■ Source data:
■ ■ ■ ■ ■ ■ ■
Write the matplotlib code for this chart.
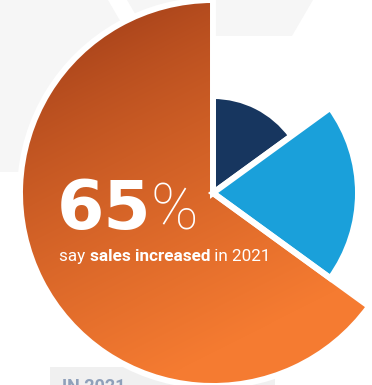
import matplotlib.pyplot as plt
import numpy as np
from matplotlib.patches import Wedge, Polygon, Rectangle

# share of respondents per answer, and the radius each slice is drawn with
labels = ['increased', 'decreased', 'stayed the same']
shares = [65, 15, 20]
radii = [193, 97, 145]
colors = [None, '#17365f', '#1aa0da']
headline = '65'
caption = ['say ', 'sales increased', ' in 2021']

W, H = 372, 385
fig = plt.figure(figsize=(W / 100, H / 100), dpi=100)
ax = fig.add_axes([0, 0, 1, 1])
ax.set_xlim(0, W)
ax.set_ylim(0, H)
ax.axis('off')

# faint hexagon shapes behind the chart
ax.add_patch(Polygon([(0, H), (108, H), (158, H - 86), (108, H - 172), (0, H - 172)],
                     closed=True, fc='#f6f6f6', ec='none', zorder=0))
ax.add_patch(Polygon([(127, H), (313, H), (292, H - 36), (148, H - 36)],
                     closed=True, fc='#f6f6f6', ec='none', zorder=0))
ax.add_patch(Rectangle((50, 0), 225, 18, fc='#f0f0f0', ec='none', zorder=0))
ax.text(62, -7, 'IN 2021', color='#8fa0ba', fontsize=13, fontweight='bold',
        ha='left', va='baseline', family='Roboto', zorder=1)

cx, cy = 213, H - 193
start = 90.0
wedges = []
# slices go clockwise from 12 o'clock, smallest piece first
order = [1, 2, 0]
for i in order:
    sweep = shares[i] / sum(shares) * 360
    t2 = start
    t1 = start - sweep
    start = t1
    wedges.append((i, t1, t2))

for i, t1, t2 in wedges:
    w = Wedge((cx, cy), radii[i], t1, t2, fc=colors[i] or 'none', ec='white',
              lw=4.3, zorder=3)
    ax.add_patch(w)
    if colors[i] is None:
        # gradient fill, dark rust at the top left to bright orange lower down
        n = 400
        px = cx - 200 + np.linspace(0, 400, n)
        py = (H - cy) - 200 + np.linspace(0, 400, n)
        gx, gy = np.meshgrid(px, py)
        p = 0.45 * gx + 0.89 * gy
        t = np.clip((p - 70) / 340, 0, 1) ** 0.8
        c0 = np.array([0xaa, 0x44, 0x1b]) / 255
        c1 = np.array([0xf5, 0x7b, 0x31]) / 255
        img = c0 + (c1 - c0) * t[..., None]
        im = ax.imshow(img, extent=[cx - 200, cx + 200, cy - 200, cy + 200],
                       origin='upper', zorder=2, interpolation='bilinear')
        clip = Wedge((cx, cy), radii[i], t1, t2, fc='none', ec='none',
                     transform=ax.transData)
        ax.add_patch(clip)
        im.set_clip_path(clip)
ax.set_xlim(0, W)
ax.set_ylim(0, H)

ax.text(57, H - 229, headline, color='white', fontsize=49, fontweight='bold',
        family='DejaVu Sans', ha='left', va='baseline', zorder=5)
ax.text(150, H - 229, '%', color='white', fontsize=46, fontweight='light',
        family='Roboto', ha='left', va='baseline', zorder=5)

fig.canvas.draw()
r = fig.canvas.get_renderer()
x = 59
for k, part in enumerate(caption):
    t = ax.text(x, H - 261, part, color='white', fontsize=12.3,
                fontweight='bold' if k == 1 else 'normal', family='Roboto',
                ha='left', va='baseline', zorder=5)
    bb = t.get_window_extent(renderer=r)
    x += bb.width

fig.savefig('out.png', dpi=100)
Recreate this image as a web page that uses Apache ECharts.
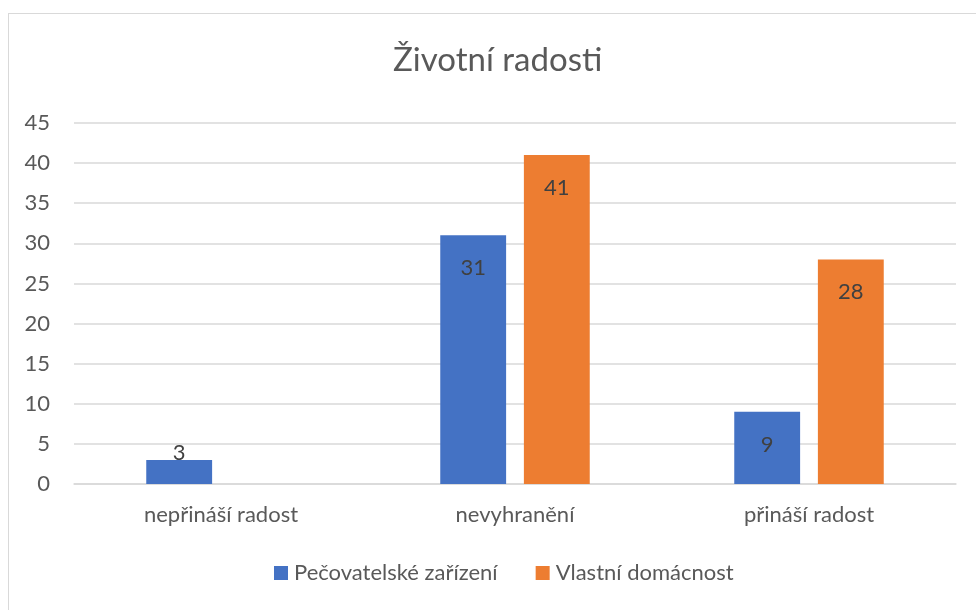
<!DOCTYPE html>
<html>
<head>
<meta charset="utf-8">
<script src="https://cdn.jsdelivr.net/npm/echarts@6/dist/echarts.min.js"></script>
<style>
  html, body { margin: 0; padding: 0; background: #fff; }
  #frame { position: absolute; left: 8px; top: 13px; width: 1200px; height: 900px;
           border-left: 1px solid #d9d9d9; border-top: 1px solid #d9d9d9; }
  #main { position: absolute; left: 0; top: 0; width: 976px; height: 610px; }
</style>
</head>
<body>
<div id="frame"></div>
<div id="main"></div>
<script>
const categories = ['nepřináší radost', 'nevyhranění', 'přináší radost'];
const seriesNames = ['Pečovatelské zařízení', 'Vlastní domácnost'];
const careHome = [3, 31, 9];
const ownHome = [null, 41, 28];
const seriesColors = ['#4472c4', '#ed7d31'];

const font = 'Lato, "Open Sans", sans-serif';

const chart = echarts.init(document.getElementById('main'));

// Excel pushes the label above the bar when it doesn't fit inside
const withLabels = (data) => data.map(v =>
  v !== null && v < 5 ? { value: v, label: { position: 'top', distance: -4 } } : v
);

const makeSeries = (name, data, color) => ({
  name: name,
  type: 'bar',
  data: withLabels(data),
  barWidth: '22.4%',
  barGap: '27%',
  itemStyle: { color: color },
  label: {
    show: true,
    position: 'insideTop',
    distance: 22,
    color: '#404040',
    fontFamily: font,
    fontSize: 22
  }
});

chart.setOption({
  animation: false,
  title: {
    text: 'Životní radosti',
    left: 388,
    top: 39,
    textStyle: { fontFamily: font, fontSize: 33, fontWeight: 'normal', color: '#595959' }
  },
  legend: {
    top: 557,
    left: 269,
    itemWidth: 14,
    itemHeight: 14,
    itemGap: 38,
    icon: 'rect',
    textStyle: { fontFamily: font, fontSize: 22, color: '#595959', padding: [0, 0, 0, 1] },
    data: seriesNames
  },
  grid: { left: 74, right: 20, top: 123, bottom: 126 },
  xAxis: {
    type: 'category',
    data: categories,
    axisLine: { lineStyle: { color: '#d9d9d9', width: 1.5 } },
    axisTick: { show: false },
    axisLabel: { fontFamily: font, fontSize: 22, color: '#595959', margin: 20 }
  },
  yAxis: {
    type: 'value',
    min: 0,
    max: 45,
    interval: 5,
    axisLine: { show: false },
    axisTick: { show: false },
    splitLine: { lineStyle: { color: '#d9d9d9', width: 1.5 } },
    axisLabel: { fontFamily: font, fontSize: 22, color: '#595959', margin: 24 }
  },
  series: [
    makeSeries(seriesNames[0], careHome, seriesColors[0]),
    makeSeries(seriesNames[1], ownHome, seriesColors[1])
  ]
});
</script>
</body>
</html>
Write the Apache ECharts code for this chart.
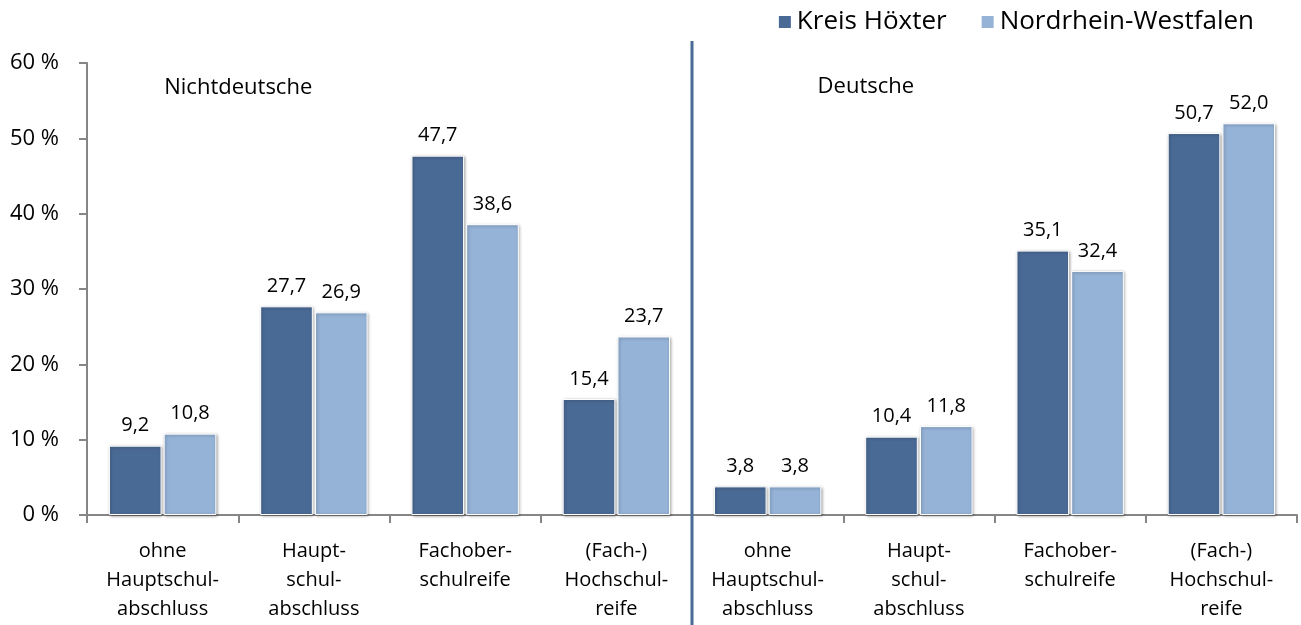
<!DOCTYPE html>
<html>
<head>
<meta charset="utf-8">
<script src="https://cdn.jsdelivr.net/npm/echarts@6/dist/echarts.min.js"></script>
<style>
  html, body { margin: 0; padding: 0; background: #fff; }
  #chart { width: 1301px; height: 625px; }
</style>
</head>
<body>
<div id="chart"></div>
<script>
// Kategorien (zwei Gruppen: Nichtdeutsche / Deutsche)
const categories = [
  'ohne\nHauptschul-\nabschluss', 'Haupt-\nschul-\nabschluss', 'Fachober-\nschulreife', '(Fach-)\nHochschul-\nreife',
  'ohne\nHauptschul-\nabschluss', 'Haupt-\nschul-\nabschluss', 'Fachober-\nschulreife', '(Fach-)\nHochschul-\nreife'
]
const kreisHoexter = [9.2, 27.7, 47.7, 15.4, 3.8, 10.4, 35.1, 50.7]
const nrw = [10.8, 26.9, 38.6, 23.7, 3.8, 11.8, 32.4, 52.0]
const groupTitles = ['Nichtdeutsche', 'Deutsche']

const FONT = '"Open Sans", "Noto Sans", sans-serif'
const DARK = '#4a6a96'
const LIGHT = '#95b3d7'

const chart = echarts.init(document.getElementById('chart'))

const barStyle = color => ({
  color: color,
  borderColor: '#fff',
  borderWidth: 1,
  shadowColor: 'rgba(0,0,0,0.35)',
  shadowBlur: 3,
  shadowOffsetX: 1,
  shadowOffsetY: 1
})

const labelStyle = {
  show: true,
  position: 'top',
  distance: 10,
  fontFamily: FONT,
  fontSize: 20,
  color: '#000',
  formatter: p => p.value.toFixed(1).replace('.', ',')
}

chart.setOption({
  animation: false,
  textStyle: { fontFamily: FONT },
  legend: {
    top: 4,
    right: 42,
    itemWidth: 14,
    itemHeight: 14,
    itemGap: 33,
    icon: 'rect',
    textStyle: { fontFamily: FONT, fontSize: 26, color: '#000' },
    data: ['Kreis Höxter', 'Nordrhein-Westfalen']
  },
  grid: { left: 87, right: 4, top: 63, bottom: 110 },
  xAxis: {
    type: 'category',
    data: categories,
    axisLine: { lineStyle: { color: '#868686', width: 2 } },
    axisTick: { show: true, length: 8, lineStyle: { color: '#868686', width: 2 } },
    axisLabel: {
      interval: 0,
      margin: 22,
      fontFamily: FONT,
      fontSize: 20,
      lineHeight: 29,
      color: '#000'
    }
  },
  yAxis: {
    type: 'value',
    min: 0,
    max: 60,
    interval: 10,
    splitLine: { show: false },
    axisLine: { show: true, lineStyle: { color: '#868686', width: 2 } },
    axisTick: { show: true, length: 8, lineStyle: { color: '#868686', width: 2 } },
    axisLabel: {
      margin: 28,
      fontFamily: FONT,
      fontSize: 22,
      color: '#000',
      formatter: v => v + ' %'
    }
  },
  series: [
    {
      name: 'Kreis Höxter',
      type: 'bar',
      data: kreisHoexter,
      barGap: '4%',
      barCategoryGap: '29%',
      itemStyle: barStyle(DARK),
      label: labelStyle
    },
    {
      name: 'Nordrhein-Westfalen',
      type: 'bar',
      data: nrw,
      itemStyle: barStyle(LIGHT),
      label: labelStyle
    }
  ]
})

// Trennlinie und Gruppentitel aus den Achsenpositionen ableiten
const px = i => chart.convertToPixel({ xAxisIndex: 0 }, i)
const xDiv = (px(3) + px(4)) / 2

chart.setOption({
  graphic: [
    {
      type: 'line',
      shape: { x1: xDiv, y1: 41, x2: xDiv, y2: 625 },
      style: { stroke: DARK, lineWidth: 3 },
      z: 10
    },
    {
      type: 'text',
      x: (px(0) + px(1)) / 2,
      y: 88,
      style: { text: groupTitles[0], font: '22px ' + FONT, fill: '#000', textAlign: 'center', textVerticalAlign: 'middle' }
    },
    {
      type: 'text',
      x: px(5) - 53,
      y: 87,
      style: { text: groupTitles[1], font: '22px ' + FONT, fill: '#000', textAlign: 'center', textVerticalAlign: 'middle' }
    }
  ]
})
</script>
</body>
</html>
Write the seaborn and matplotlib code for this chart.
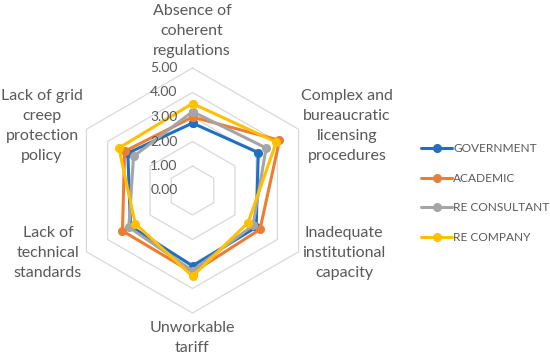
import numpy as np
import matplotlib
matplotlib.use('Agg')
import matplotlib.pyplot as plt
from matplotlib.transforms import offset_copy
import seaborn as sns

# data (clockwise from the top axis)
categories = ['Absence of\ncoherent\nregulations',
              'Complex and\nbureaucratic\nlicensing\nprocedures',
              'Inadequate\ninstitutional\ncapacity',
              'Unworkable\ntariff',
              'Lack of\ntechnical\nstandards',
              'Lack of grid\ncreep\nprotection\npolicy']
groups = ['GOVERNMENT', 'ACADEMIC', 'RE CONSULTANT', 'RE COMPANY']
government = [2.75, 3.10, 3.00, 3.08, 2.92, 3.05]
academic = [3.00, 4.10, 3.18, 3.35, 3.30, 3.20]
re_consultant = [3.22, 3.47, 2.85, 3.27, 3.00, 2.78]
re_company = [3.55, 3.95, 2.62, 3.50, 2.70, 3.47]
levels = [0, 1, 2, 3, 4, 5]

sns.set_style('white')
plt.rcParams['font.family'] = ['Lato', 'DejaVu Sans']
text_col = '#595959'
colors = ['#1F6FC5', '#ED7D31', '#A5A5A5', '#FFC000']

W, H = 550, 358
fig = plt.figure(figsize=(W / 100, H / 100), dpi=100)
cx, cy, R = 192.5, 190.5, 122.5
ax = fig.add_axes([(cx - R) / W, (H - cy - R) / H, 2 * R / W, 2 * R / H],
                  projection='polar')
ax.set_theta_zero_location('N')
ax.set_theta_direction(-1)
ax.set_ylim(0, 5)
ax.grid(False)
ax.set_xticks([])
ax.set_yticks([])
ax.spines['polar'].set_visible(False)
ax.patch.set_alpha(0)

n = len(categories)
angles = np.linspace(0, 2 * np.pi, n, endpoint=False).tolist()
angles_closed = angles + angles[:1]

# hexagonal grid
for lvl in levels[1:]:
    ax.plot(angles_closed, [lvl] * (n + 1), color='#D9D9D9', lw=0.9,
            zorder=0, clip_on=False)

# radial tick labels
tick_tr = offset_copy(ax.transData, fig=fig, x=-15, y=0, units='dots')
for lvl in levels:
    ax.text(0, lvl, f'{lvl:.2f}', transform=tick_tr, ha='right', va='center',
            fontsize=10, color=text_col)

series = [government, academic, re_consultant, re_company]
for name, vals, col in zip(groups, series, colors):
    ax.plot(angles_closed, vals + vals[:1], color=col, lw=2.2, marker='o',
            markersize=5.5, label=name, clip_on=False)

# category labels
label_pos = [(192, 31), (347, 126), (344, 253), (192, 338), (48, 253), (42, 126)]
for lab, (px, py) in zip(categories, label_pos):
    fig.text(px / W, 1 - py / H, lab, ha='center', va='center',
             fontsize=11.5, color=text_col, linespacing=1.55)

leg = fig.legend(loc='center left', bbox_to_anchor=(421 / W, 1 - 193 / H),
                 frameon=False, fontsize=8.6, handlelength=2.6,
                 handletextpad=0.1, labelspacing=1.55, borderpad=0,
                 borderaxespad=0)
for t in leg.get_texts():
    t.set_color(text_col)

plt.savefig('out.png', dpi=100)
■ ■ ■ ■ ■ ■ ■
■ What you have to do: Up to and including the line containing "from matplotlib.patches import", repeat every line from the start of the data, but none of the pictures.

■ Solution below:
Write the matplotlib code for this chart.
import matplotlib.pyplot as plt
import numpy as np
from matplotlib.patches import Wedge, Polygon, Rectangle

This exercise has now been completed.